- _WHAT NEEDS TO BE DONE_
Return every line below as is, leaving out the pictures.

• • • • •

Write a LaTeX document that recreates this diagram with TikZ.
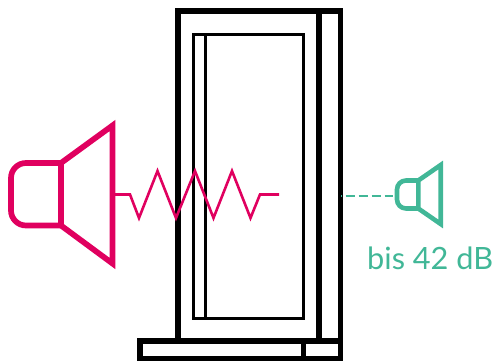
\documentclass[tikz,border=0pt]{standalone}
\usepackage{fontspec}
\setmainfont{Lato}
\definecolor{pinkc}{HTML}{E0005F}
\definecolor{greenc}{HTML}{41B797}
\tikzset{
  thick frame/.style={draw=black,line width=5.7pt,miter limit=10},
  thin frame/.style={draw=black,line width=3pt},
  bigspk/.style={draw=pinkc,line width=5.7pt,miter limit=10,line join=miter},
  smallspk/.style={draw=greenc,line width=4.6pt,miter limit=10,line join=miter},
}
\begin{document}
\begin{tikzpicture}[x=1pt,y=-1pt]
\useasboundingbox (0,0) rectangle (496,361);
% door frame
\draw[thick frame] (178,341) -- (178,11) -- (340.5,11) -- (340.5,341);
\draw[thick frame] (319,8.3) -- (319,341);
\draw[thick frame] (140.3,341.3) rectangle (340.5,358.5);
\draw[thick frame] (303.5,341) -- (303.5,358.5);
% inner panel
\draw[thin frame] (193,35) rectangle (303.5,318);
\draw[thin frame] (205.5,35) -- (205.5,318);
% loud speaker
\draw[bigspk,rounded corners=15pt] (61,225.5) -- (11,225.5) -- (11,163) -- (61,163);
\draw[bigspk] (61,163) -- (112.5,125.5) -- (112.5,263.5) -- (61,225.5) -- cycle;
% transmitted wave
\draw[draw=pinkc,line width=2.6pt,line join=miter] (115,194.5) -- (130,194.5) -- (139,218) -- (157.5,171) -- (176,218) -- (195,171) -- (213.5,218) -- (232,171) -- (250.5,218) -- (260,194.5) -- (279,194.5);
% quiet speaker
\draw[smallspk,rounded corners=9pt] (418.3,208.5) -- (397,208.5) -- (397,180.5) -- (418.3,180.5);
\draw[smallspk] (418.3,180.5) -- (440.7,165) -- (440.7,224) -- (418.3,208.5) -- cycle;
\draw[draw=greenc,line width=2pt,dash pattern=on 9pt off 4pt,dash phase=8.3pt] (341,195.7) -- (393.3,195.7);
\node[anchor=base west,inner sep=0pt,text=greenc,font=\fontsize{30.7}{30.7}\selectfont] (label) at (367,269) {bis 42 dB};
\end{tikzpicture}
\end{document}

• • • • •

- _TASK ANSWER_
Write a LaTeX document that recreates this diagram with TikZ.
\documentclass[tikz,border=0pt]{standalone}
\usepackage{fontspec}
\setmainfont{Lato}
\definecolor{pinkc}{HTML}{E0005F}
\definecolor{greenc}{HTML}{41B797}
\tikzset{
  thick frame/.style={draw=black,line width=5.7pt,miter limit=10},
  thin frame/.style={draw=black,line width=3pt},
  bigspk/.style={draw=pinkc,line width=5.7pt,miter limit=10,line join=miter},
  smallspk/.style={draw=greenc,line width=4.6pt,miter limit=10,line join=miter},
}
\begin{document}
\begin{tikzpicture}[x=1pt,y=-1pt]
\useasboundingbox (0,0) rectangle (496,361);
% door frame
\draw[thick frame] (178,341) -- (178,11) -- (340.5,11) -- (340.5,341);
\draw[thick frame] (319,8.3) -- (319,341);
\draw[thick frame] (140.3,341.3) rectangle (340.5,358.5);
\draw[thick frame] (303.5,341) -- (303.5,358.5);
% inner panel
\draw[thin frame] (193,35) rectangle (303.5,318);
\draw[thin frame] (205.5,35) -- (205.5,318);
% loud speaker
\draw[bigspk,rounded corners=15pt] (61,225.5) -- (11,225.5) -- (11,163) -- (61,163);
\draw[bigspk] (61,163) -- (112.5,125.5) -- (112.5,263.5) -- (61,225.5) -- cycle;
% transmitted wave
\draw[draw=pinkc,line width=2.6pt,line join=miter] (115,194.5) -- (130,194.5) -- (139,218) -- (157.5,171) -- (176,218) -- (195,171) -- (213.5,218) -- (232,171) -- (250.5,218) -- (260,194.5) -- (279,194.5);
% quiet speaker
\draw[smallspk,rounded corners=9pt] (418.3,208.5) -- (397,208.5) -- (397,180.5) -- (418.3,180.5);
\draw[smallspk] (418.3,180.5) -- (440.7,165) -- (440.7,224) -- (418.3,208.5) -- cycle;
\draw[draw=greenc,line width=2pt,dash pattern=on 9pt off 4pt,dash phase=8.3pt] (341,195.7) -- (393.3,195.7);
\node[anchor=base west,inner sep=0pt,text=greenc,font=\fontsize{30.7}{30.7}\selectfont] (label) at (367,269) {bis 42 dB};
\end{tikzpicture}
\end{document}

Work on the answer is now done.